A drill string 14 having a bottom hole assembly (BHA) 16 which includes a drill bit 18 at its lower end is suspended within borehole 12. The drill string may be formed for example of interconnected segments, i.e., pipe joints, or may be for example coil tubing. The surface assembly or system 20 includes a platform and derrick assembly, i.e., drilling rig, positioned over the borehole 12, the illustrated surface system 20 includes a rotary table 22, kelly 24, hook 26 and rotary swivel 28. The drill string 14 is rotated by the rotary table 22, which engages the kelly 24 at the upper end of the drill string 14. The drill string 14 is suspended from a hook 26, attached to a traveling block through the kelly 24 and a rotary swivel 28 which permits rotation of the drill string 14 relative to the hook. As is well known, a top drive system could alternatively be used. The surface system 20 imparts a rotational speed to drill string 14, referred to generally as the surface rotational speed or surface revolutions per minute (RPM) 5.

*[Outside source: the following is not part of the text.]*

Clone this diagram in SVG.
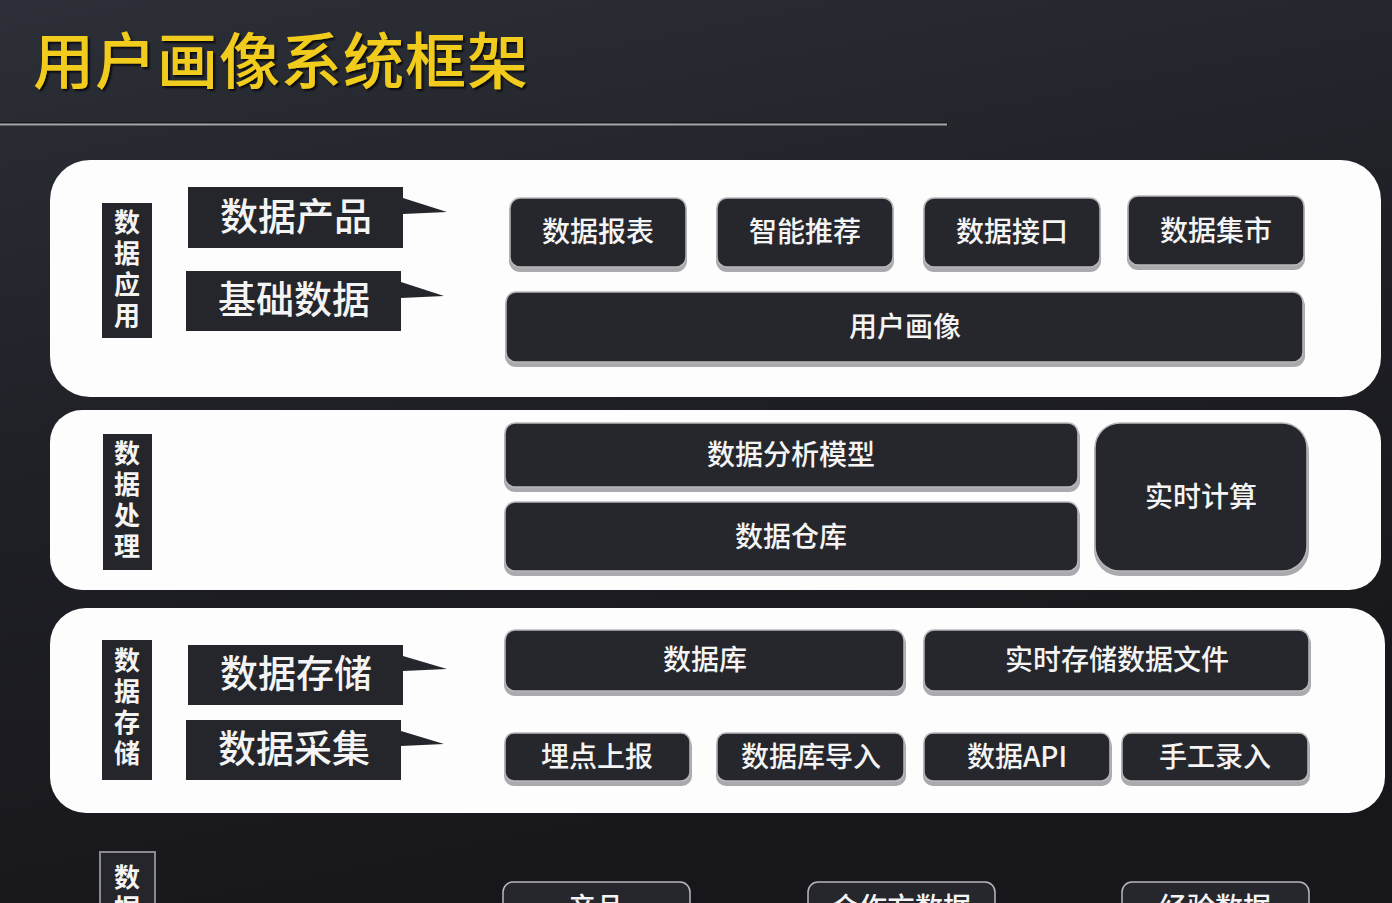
<svg xmlns="http://www.w3.org/2000/svg" width="1392" height="903" viewBox="0 0 1392 903">
<defs>
<linearGradient id="bg" x1="0" y1="0" x2="0.3" y2="1">
<stop offset="0" stop-color="#2c2f37"/>
<stop offset="0.5" stop-color="#1f2026"/>
<stop offset="1" stop-color="#17171b"/>
</linearGradient>
<filter id="tsh" x="-5%" y="-5%" width="110%" height="120%">
<feDropShadow dx="2" dy="2" stdDeviation="1" flood-color="#000" flood-opacity="0.8"/>
</filter>
</defs>
<style>
.panel{fill:#fdfdfd}
.box{fill:#26272c;stroke:#b8b8bc;stroke-width:1.5}
.boxsh{fill:#a9a9ae}
.vl{fill:#25262b}
.flag{fill:#25262b}
.t{font-family:"Noto Sans CJK SC","Noto Sans",sans-serif;fill:#f4f4f4;text-anchor:middle}
.bt{font-size:28px;font-weight:500}
.ft{font-size:38px;font-weight:500}
.vt{font-family:"Noto Sans CJK SC","Noto Sans",sans-serif;fill:#f4f4f4;font-size:26px;font-weight:700;writing-mode:tb;glyph-orientation-vertical:0;letter-spacing:5px}
</style>
<rect width="1392" height="903" fill="url(#bg)"/>
<g id="title">
<text x="33" y="84" font-family="'Noto Sans CJK SC','Noto Sans',sans-serif" font-size="61" font-weight="500" fill="#f2cc1c" filter="url(#tsh)" letter-spacing="1">用户画像系统框架</text>
<rect x="0" y="122" width="948" height="4" fill="#1a1a1e"/>
<rect x="0" y="123.5" width="947" height="2" fill="#a8a8ac"/>
</g>

<g id="panel-app">
<rect class="panel" x="50" y="160" width="1331" height="237" rx="40"/>
<rect class="vl" x="102" y="203" width="50" height="135"/>
<text class="vt" x="127" y="209">数据应用</text>
<g id="flag-product">
<path class="flag" d="M188 187H403V198L447 212L403 214V248H188Z"/>
<text class="t ft" x="296" y="230">数据产品</text>
</g>
<g id="flag-basic">
<path class="flag" d="M186 271H401V282L444 296L401 298V331H186Z"/>
<text class="t ft" x="294" y="313">基础数据</text>
</g>
</g>
<g id="n-report"><rect class="boxsh" x="509" y="201" width="178" height="71" rx="11"/><rect class="box" x="510" y="198" width="176" height="69" rx="10"/><text class="t bt" x="598" y="242">数据报表</text></g>
<g id="n-recommend"><rect class="boxsh" x="716" y="201" width="178" height="71" rx="11"/><rect class="box" x="717" y="198" width="176" height="69" rx="10"/><text class="t bt" x="805" y="242">智能推荐</text></g>
<g id="n-interface"><rect class="boxsh" x="923" y="201" width="178" height="71" rx="11"/><rect class="box" x="924" y="198" width="176" height="69" rx="10"/><text class="t bt" x="1012" y="242">数据接口</text></g>
<g id="n-mart"><rect class="boxsh" x="1127" y="199" width="178" height="71" rx="11"/><rect class="box" x="1128" y="196" width="176" height="69" rx="10"/><text class="t bt" x="1216" y="241">数据集市</text></g>
<g id="n-portrait"><rect class="boxsh" x="505" y="295" width="800" height="72" rx="11"/><rect class="box" x="506" y="292" width="797" height="70" rx="10"/><text class="t bt" x="905" y="337">用户画像</text></g>

<g id="panel-process">
<rect class="panel" x="50" y="410" width="1331" height="180" rx="32"/>
<rect class="vl" x="103" y="434" width="49" height="136"/>
<text class="vt" x="127" y="440">数据处理</text>
</g>
<g id="n-model"><rect class="boxsh" x="504" y="426" width="576" height="66" rx="11"/><rect class="box" x="505" y="423" width="573" height="64" rx="10"/><text class="t bt" x="791" y="465">数据分析模型</text></g>
<g id="n-warehouse"><rect class="boxsh" x="504" y="505" width="576" height="71" rx="11"/><rect class="box" x="505" y="502" width="573" height="69" rx="10"/><text class="t bt" x="791" y="547">数据仓库</text></g>
<g id="n-realtime"><rect class="boxsh" x="1094" y="426" width="215" height="150" rx="26"/><rect class="box" x="1095" y="423" width="212" height="148" rx="25"/><text class="t bt" x="1201" y="507">实时计算</text></g>

<g id="panel-storage">
<rect class="panel" x="50" y="608" width="1335" height="205" rx="36"/>
<rect class="vl" x="102" y="640" width="50" height="140"/>
<text class="vt" x="127" y="647">数据存储</text>
<g id="flag-store">
<path class="flag" d="M188 645H403V656L447 669L403 671V705H188Z"/>
<text class="t ft" x="296" y="687">数据存储</text>
</g>
<g id="flag-collect">
<path class="flag" d="M186 720H401V731L444 744L401 746V780H186Z"/>
<text class="t ft" x="294" y="762">数据采集</text>
</g>
</g>
<g id="n-db"><rect class="boxsh" x="504" y="633" width="402" height="63" rx="11"/><rect class="box" x="505" y="630" width="399" height="61" rx="10"/><text class="t bt" x="705" y="670">数据库</text></g>
<g id="n-rtfile"><rect class="boxsh" x="923" y="633" width="388" height="63" rx="11"/><rect class="box" x="924" y="630" width="385" height="61" rx="10"/><text class="t bt" x="1117" y="670">实时存储数据文件</text></g>
<g id="n-track"><rect class="boxsh" x="504" y="736" width="188" height="50" rx="10"/><rect class="box" x="505" y="733" width="185" height="48" rx="9"/><text class="t bt" x="597" y="767">埋点上报</text></g>
<g id="n-dbimport"><rect class="boxsh" x="716" y="736" width="190" height="50" rx="10"/><rect class="box" x="717" y="733" width="187" height="48" rx="9"/><text class="t bt" x="811" y="767">数据库导入</text></g>
<g id="n-api"><rect class="boxsh" x="923" y="736" width="189" height="50" rx="10"/><rect class="box" x="924" y="733" width="186" height="48" rx="9"/><text class="t bt" x="1017" y="767">数据API</text></g>
<g id="n-manual"><rect class="boxsh" x="1121" y="736" width="189" height="50" rx="10"/><rect class="box" x="1122" y="733" width="186" height="48" rx="9"/><text class="t bt" x="1215" y="767">手工录入</text></g>

<g id="panel-source">
<rect x="100" y="852" width="55" height="70" fill="#25262b" stroke="#8a8a8e" stroke-width="2"/>
<text class="vt" x="127" y="864">数据</text>
</g>
<g id="n-product"><rect class="box" x="503" y="882" width="187" height="50" rx="10"/><text class="t bt" x="596" y="918">产品</text></g>
<g id="n-partner"><rect class="box" x="808" y="882" width="187" height="50" rx="10"/><text class="t bt" x="901" y="918">合作方数据</text></g>
<g id="n-experience"><rect class="box" x="1122" y="882" width="187" height="50" rx="10"/><text class="t bt" x="1215" y="918">经验数据</text></g>
<g id="connectors"/>
</svg>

The drilling system includes drilling fluid or mud 30 stored in a tank or pit 32 formed at the well site. A pump 34 delivers the drilling fluid 30 to the interior of the drill string 14, for example via a port in the swivel 28, causing the drilling fluid to flow downward through the drill string 14 as indicated by the directional arrow 36. The drilling fluid exits the drill string 14 via ports in the drill bit 18, and then circulates upwardly through the annulus region between the outside of the drill string 14 and the wall of the borehole, as indicated by the directional arrows 38. Circulation of the drilling fluid lubricates the drill bit 18 and carries formation cuttings up to the surface as it is returned to the pit 32 for recirculation. Circulation of the drilling fluid can further be utilized to drive the inverted drill motor 50.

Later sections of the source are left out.